Traditionally in India, real estate development was funded by High Net-worth Individuals (HNIs) through high-cost debt and equity. The opening of Foreign Direct Investment (FDI) in real estate in 2005, made non-listed real estate funds (NREFs) an important source of capital for Indian real estate development. During 2005 to 2015 foreign NREFs contributed more than three fourth (3/4th) of entire NREFs investment in the country. Foreign NREFs significantly contributed to increase transparency and corporate governance in Indian real estate sector. However, in times of volatility, especially after the global financial crisis of 2008 foreign NREFs became conservative. Domestic NREFs were the major investors in the market during this period. NREFs investment in real estate is impacted by the macroeconomic environment of the host country. Most of the literature focuses on the drivers of foreign investment and there is hardly any literature on domestic investment drivers. This study, in contrast, simultaneously evaluates the domestic and foreign NREFs drivers. Unlike many other Asian countries (like China, Singapore and Hong Kong) very limited previous research is available in Indian real estate.

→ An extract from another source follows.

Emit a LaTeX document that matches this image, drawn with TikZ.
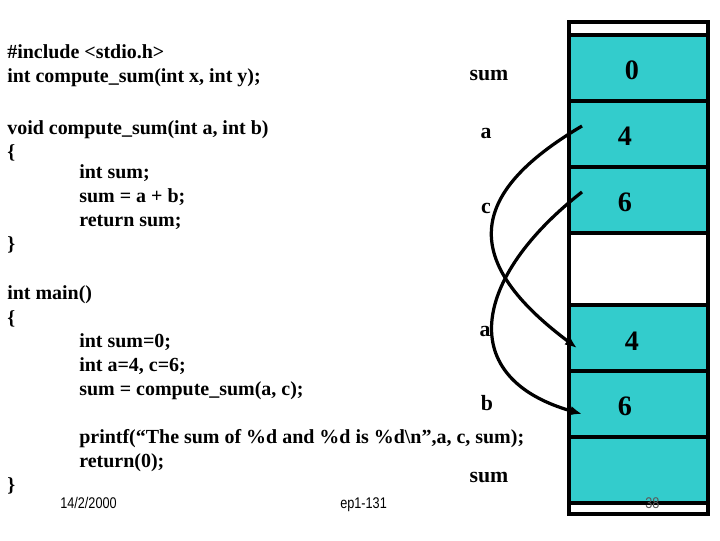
\documentclass[tikz,border=0pt]{standalone}
\usepackage{fontspec}
\setmainfont{Liberation Serif}
\newfontfamily\narrowsans[FakeStretch=0.82]{Liberation Sans}
\usetikzlibrary{arrows.meta,positioning}
\definecolor{memcyan}{RGB}{51,204,204}

\begin{document}
\begin{tikzpicture}[x=0.025cm,y=-0.025cm,>=Latex]
  \tikzstyle{code}=[anchor=base west,inner sep=0pt,font=\fontsize{14.2}{17}\selectfont\bfseries]
  \tikzstyle{var}=[anchor=base,inner sep=0pt,font=\fontsize{15.5}{18}\selectfont\bfseries]
  \tikzstyle{cell}=[draw,line width=2.4pt,fill=memcyan,outer sep=0pt,minimum width=3.475cm,minimum height=1.65cm]
  \tikzstyle{val}=[inner sep=0pt,font=\fontsize{20}{24}\selectfont\bfseries]
  \tikzstyle{foot}=[anchor=base west,inner sep=0pt,font=\narrowsans\fontsize{11}{13}\selectfont]
  \tikzstyle{link}=[line width=2.3pt,-{Latex[length=3mm,width=2.4mm]}]
  \useasboundingbox (0,0) rectangle (720,540);

  % source code
  \node[code] (inc) at (7,58) {\#include <stdio.h>};
  \node[code] (proto) at (7,82) {int compute\_sum(int x, int y);};
  \node[code] (fdef) at (7,134) {void compute\_sum(int a, int b)};
  \node[code] (fopen) at (7,158) {\{};
  \node[code] (fsum) at (79,178) {int sum;};
  \node[code] (fadd) at (79,202) {sum = a + b;};
  \node[code] (fret) at (79,226) {return sum;};
  \node[code] (fclose) at (7,250) {\}};
  \node[code] (mdef) at (7,299) {int main()};
  \node[code] (mopen) at (7,324) {\{};
  \node[code] (minit) at (79,347) {int sum=0;};
  \node[code] (mvars) at (79,371) {int a=4, c=6;};
  \node[code] (mcall) at (79,395) {sum = compute\_sum(a, c);};
  \node[code] (mprint) at (79,443) {printf(“The sum of \%d and \%d is \%d\textbackslash n”,a, c, sum);};
  \node[code] (mret) at (79,467) {return(0);};
  \node[code] (mclose) at (7,491) {\}};

  % variable names
  \node[var] (lsum) at (489,80) {sum};
  \node[var] (la) at (486,138) {a};
  \node[var] (lc) at (486,213) {c};
  \node[var] (lpa) at (485,336) {a};
  \node[var] (lpb) at (487,410) {b};
  \node[var] (lpsum) at (489,482) {sum};

  % memory
  \node[cell] (msum) at (638.5,68) {};
  \node[cell,below=0pt of msum] (ma) {};
  \node[cell,below=0pt of ma] (mc) {};
  \node[cell,fill=white,minimum height=1.8cm,below=0pt of mc] (gap) {};
  \node[cell,below=0pt of gap] (pa) {};
  \node[cell,below=0pt of pa] (pb) {};
  \node[cell,below=0pt of pb] (psum) {};
  \draw[line width=2.6pt] (569,22) rectangle (708,514);

  \node[val] (vsum) at (632,70) {0};
  \node[val] (va) at (625,136) {4};
  \node[val] (vc) at (625,202) {6};
  \node[val] (vpa) at (632,341) {4};
  \node[val] (vpb) at (625,406) {6};

  % parameter passing
  \coordinate (fromA) at (582,126);
  \coordinate (fromC) at (582,192);
  \coordinate (toA) at (577,348);
  \coordinate (toB) at (582,414);
  \draw[link] (fromA) .. controls (465,195) and (462,262) .. (toA);
  \draw[link] (fromC) .. controls (472,278) and (455,378) .. (toB);

  % footer
  \node[foot] (date) at (60,508) {14/2/2000};
  \node[foot] (course) at (340,508) {ep1-131};
  \node[foot,text=black!65] (page) at (645,508) {38};
\end{tikzpicture}
\end{document}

This study will examine macroeconomic and capital market factors (like inflation, currency risk, interest rate volatility, M3, BSE realty index, BSE Sensex and GDP) to determine the drivers of domestic and foreign NREFs flow in the Indian real estate sector during 2005 to 2017. This study will use secondary data from various sources including published reports and data on various macroeconomic, capital market and NREFs investment data (from World Bank, IMF, RBI, OECD, VCC Edge, etc.). 

Overall, this paper will evaluate the significant determinants of NREFs flow in Indian real estate.